Jokowi: Pemerintah Terlambat Respons Revolusi Industri 4.0

ANTARA FOTO/Risky Andrianto
Pekerja menyelesaikan proses perakitan bodi mobil di pabrik PT Toyota Motor Manufacturing Indonesia (TMMIN), Karawang, Jawa Barat, Kamis (29/3/2018). Toyota Manufacturing salah satu pabrik yang menerapkan industri 4.0.
Editor: Yuliawati
24/5/2018, 11.31 WIB

Presiden Joko Widodo (Jokowi) menyebut banyak negara di dunia yang kelimpungan menghadapi revolusi industri 4.0. Jokowi menyadari kebijakan pemerintah terlambat dalam merespons revolusi industri 4.0, termasuk pemerintah negara lain.

Dia menjelaskan teknologi industri 4.0 telah sangat berkembang, dia mencontohkan fenomena pembuatan rumah dengan teknologi digital printing tiga dimensi.

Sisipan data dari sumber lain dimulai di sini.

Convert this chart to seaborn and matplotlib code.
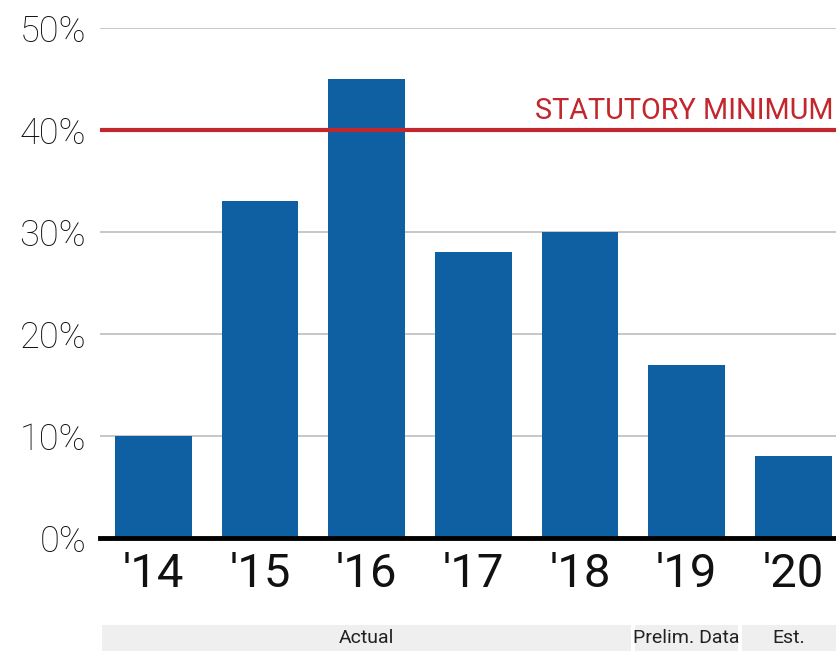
import matplotlib
matplotlib.use("Agg")
import matplotlib.pyplot as plt
import matplotlib.transforms as mtransforms
from matplotlib.patches import Rectangle
import pandas as pd
import seaborn as sns

# Data
years = ["'14", "'15", "'16", "'17", "'18", "'19", "'20"]
values = [10, 33, 45, 28, 30, 17, 8]
statutory_min = 40
yticks = [0, 10, 20, 30, 40, 50]

band_labels = ["Actual", "Prelim. Data", "Est."]
band_first = [0, 5, 6]
band_last = [4, 5, 6]

df = pd.DataFrame({"year": years, "share": values})

sns.set_theme(style="white")
plt.rcParams["font.family"] = ["Roboto", "DejaVu Sans"]

fig = plt.figure(figsize=(8.36, 6.51), dpi=100)
ax = fig.add_axes([100 / 836, 1 - 538 / 651, 736 / 836, 510 / 651])

sns.barplot(data=df, x="year", y="share", order=years, color="#0f5fa3",
            saturation=1, width=0.72, linewidth=0, ax=ax, zorder=3)

ax.set_xlim(-0.5, 6.4)
ax.set_ylim(0, 50)
ax.set_yticks(yticks)
ax.set_yticklabels([f"{t}%" for t in yticks])
ax.yaxis.grid(True, color="#bdbdbd", linewidth=1.2, zorder=0)
ax.set_axisbelow(True)
ax.tick_params(axis="y", labelsize=26, pad=10, length=0, labelcolor="#111111")
ax.tick_params(axis="x", labelsize=34, pad=10, length=0, labelcolor="#111111")
for lab in ax.get_yticklabels():
    lab.set_fontweight("light")
ax.set_xlabel("")
ax.set_ylabel("")
for side in ["top", "right", "left"]:
    ax.spines[side].set_visible(False)
ax.spines["bottom"].set_color("black")
ax.spines["bottom"].set_linewidth(3.5)
ax.spines["bottom"].set_zorder(5)

# statutory minimum line
ax.axhline(statutory_min, color="#c1272d", linewidth=3, zorder=4)
ax.text(6.38, statutory_min + 0.45, "STATUTORY MINIMUM", color="#c1272d",
        fontsize=20.8, ha="right", va="bottom")

# period bands below the axis
trans = mtransforms.blended_transform_factory(ax.transData, fig.transFigure)
gap = 0.02
for lab, a, b in zip(band_labels, band_first, band_last):
    x0 = max(a - 0.5 + gap, -0.5)
    x1 = min(b + 0.5 - gap, 6.4)
    ax.add_patch(Rectangle((x0, 0), x1 - x0, 26 / 651, transform=trans,
                           facecolor="#efefef", edgecolor="none", clip_on=False))
    ax.text((x0 + x1) / 2, 13 / 651, lab, transform=trans, ha="center",
            va="center", fontsize=14, color="#222222")

fig.savefig("out.png", dpi=100)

Lalu ada pula pekerjaan bersih-bersih bandara Changi di Singapura yang menggunakan robot pengganti tenaga kerja manusia.

"Kadang kebijakan pemerintah terlambat, bukan hanya negara kita tapi negara lain tergagap hadapi (revolusi) industri 4.0 ini," kata Jokowi di Jakarta, Rabu (23/5).

Jokowi lantas menceritakan pengalamannya berkunjung ke Silicon Valley dua tahun silam. Dalam kunjungan tersebut, dia melihat-luhat markas besar Google, Twitter, Facebook, hingga Plug n Play. Bahkan di markas Facebook Presiden sempat mencoba kacamata Virtual Reality (VR) Oculus untuk bermain game. Dia menyebut hanya dengan kacamata sensasi berolahraga dapat dirasakan.

"Ini lah perkembangan teknologi yang begitu pesat," kata Jokowi. (Baca juga: Begini Proses Revolusi Industri 4.0 Diterapkan Perusahaan Skala Besar)

Dia kemudian meminta Kementerian Perindustrian mengantisipasi revolusi besar ini dengan meluncurkan Peta Jalan Industri 4.0 yang diluncurkan pada awal April 2018. Alasannya, menurut riset McKinsey, revolusi industri keempat ini berjalan 3.000 kali lipat lebih cepat ketimbang revolusi industri pertama.

"Saya kira perkembangan seperti ini bila tak diantisipasi, tak menangkap perubahan itu akan berbahaya bagi negara," kata Jokowi.

Di sisi lain, Jokowi melihat anak-anak muda Indonesia cukup baik merespons dan menyesuaikan diri dengan perubahan. Mereka memiliki kemampuan di antaranya dalam bidang mengembangkan teknologi berbasis digital.

Sebelumnya Kementerian Perindustrian meluncurkan peta jalan industri bertajuk Making Indonesia 4.0. Roadmap ini dibuat sebagai langkah pemerintah dalam membangun industri manufaktur yang berdaya saing global dalam percepatan implementasi industri 4.0 memasuki era digital.

Menteri Perindustrian Airlangga Hartarto menjelaskan, Making Indonesia 4.0 memberikan arahan bagi pergerakan industri nasional di masa depan, termasuk fokus pada pengembangan lima sektor manufaktur yang akan menjadi percontohan. Kelima sektor manufaktur tersebut, yakni industri makanan dan minuman, tekstil dan pakaian, otomotif, kimia, serta elektronik.

(Baca juga: Jokowi Tak Percaya Robot Gantikan 800 Juta Pekerja pada 2030)

Airlangga mengklaim, implementasi kebijakan yang sukses akan mampu mendorong pertumbuhan PDB riil sebesar 1-2% per tahun. Alhasil, pertumbuhan PDB per tahun akan naik dari baseline sebesar 5% menjadi 6-7% pada periode tahun 2018-2030.

"Dari capaian tersebut, industri manufaktur akan berkontribusi sebesar 21-26% terhadap PDB pada 2030," kata dia.

Adapun, pertumbuhan PDB bakal digerakkan kenaikan signifikan pada ekspor netto. Indonesia diperkirakan mencapai 5-10% rasio ekspor netto terhadap PDB pada tahun 2030.

Selain kenaikan produktivitas, Making Indonesia 4.0 menjanjikan pembukaan lapangan pekerjaan sebanyak 7-19 juta orang, baik di sektor manufaktur maupun non-manufaktur pada tahun 2030 sebagai akibat dari permintaan ekspor yang lebih besar.